CUDA Fortran optimization strategies

Hi…I am relatively new to using CUDA Fortran. I’ve successfully managed to port a legacy Fortran numerical model code to run on a GPU by using kernel loop directives and device global memory to save variables used in the computations every timestep. Although the performance is good relative to running on a CPU (~40 times faster), I suspect there is more to be gained based on the diagnostic output of NSight Compute. Apparently, resolving/improving long scoreboard stalls and warp occupancy could mean unlocking more speed gains. However, I am struggling with resources and strategies for addressing these issues. Some approaches I tried (using coalesced data access and using shared memory) do not seem to help at all. Are there any good resources out there (including code examples, preferably in Fortran) to help with further optimizing GPU performance based on the diagnostic results of NSight Compute? Any references will be appreciated.

Thanks!

Other than the Nsight-Compute docs themselves, I’m not aware of other docs. Maybe they are out there, but I would think it would difficult to write since so much is contextual based on the specifics of the program, it would hard to generalize. Though Nsight-Compute Forum might be a good resource since you can see questions asked by others which may be helpful or at least give you ideas. Most folks post CUDA C questions, but the strategies would apply to Fortran as well.

For the long scoreboard, this may or may not impact performance depending on if other warps can be scheduled while others are waiting for memory. If it is impactful, then it might be a case where there’s not enough time to allow the fetch to be resolved before the data is being used. Shuffling operations might help here so you have the threads do something else before using the data.

Occupancy is more about balancing the shared resources of the device so having a high occupancy does not necessarily improve performance. Generally a 50% occupancy is considered very good especially for Fortran since these are more often scientific codes with larger kernels that use more resources per warp.

The first thing to ask is if the kernel is fully utilizing the GPU? Each multi-processor (SM) at 100% occupancy can run 2048 concurrent threads, so an H100 with 114 SMs needs 233,472 threads or 116,736 at 50% occupancy. Since you’re using CUF kernels and I presume are letting the compiler set the schedule (i.e. using"<<< *,* >>>", it will use the loop bounds to set the number of blocks and threads per blocks. In other words, the product of the loop iterations will determine how many threads are used. If there are too few iterations, there’s simply not enough work which gets reflected as a low occupancy. Also the long scoreboard becomes a factor since there’s not enough warps to hide the memory latency.

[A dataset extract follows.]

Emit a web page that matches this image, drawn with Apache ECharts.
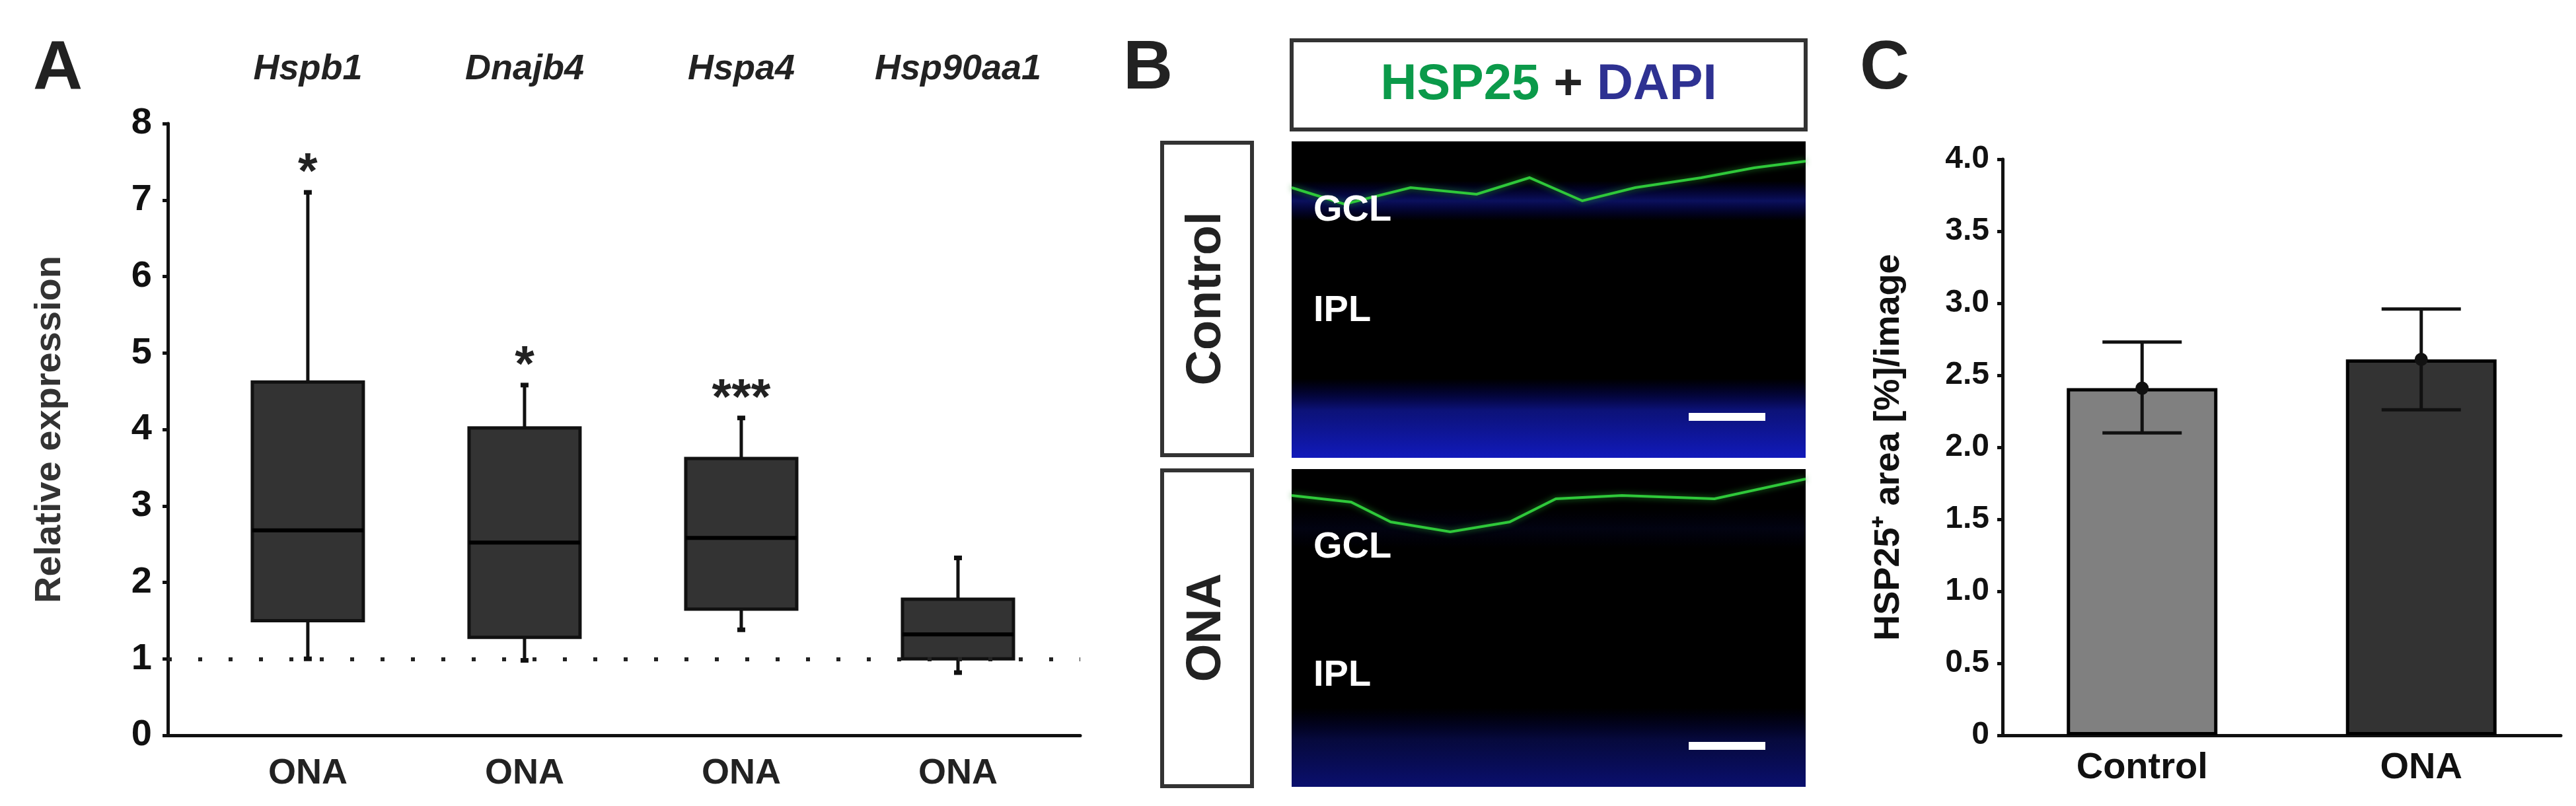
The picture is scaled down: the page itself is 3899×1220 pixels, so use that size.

If the kernel does have enough work, then register usage is often the main limiter to occupancy. There are 65536 registers per SM, so to reach 100%, each of the 2048 threads can only use a max of 32 registers. If the threads use more registers, fewer of them can run. The difficult part is that register usage is dictated by the local variables used and scratch area for things like intermediate computation and holding address. So for larger scientific kernels, the primary method is to split the kernel into multiple kernels, so long as the algorithm allows it and the cost of launch more kernels is less than the speed-up from the better occupancy. For example at a hackathon I mentored, the code was ported from an older Fortran code that had a generic routine to handle seven cases. We split this into seven specialized kernels. While there was some repeated code, it was enough to half the register usage.

We do have a flag, "-gpu=maxregcount:<n>" which sets the maximum number of registers per thread. This can be used to help occupancy. However the data that once was stored in registers needs to go someplace, so instead is stored in “local memory”, which is just private space in main memory. Then registers “spill” to local memory so other local data can be stored in the register. This often leads to lower performance since the extra data movement offsets the gains in occupancy. I very rarely use this flag unless the registers at a borderline, like 33 or 129, But it’s interesting to experiment with to see how register usage affects occupancy.

Thanks for the reply. I will look into the NSight Compute documents and the aspects you mentioned.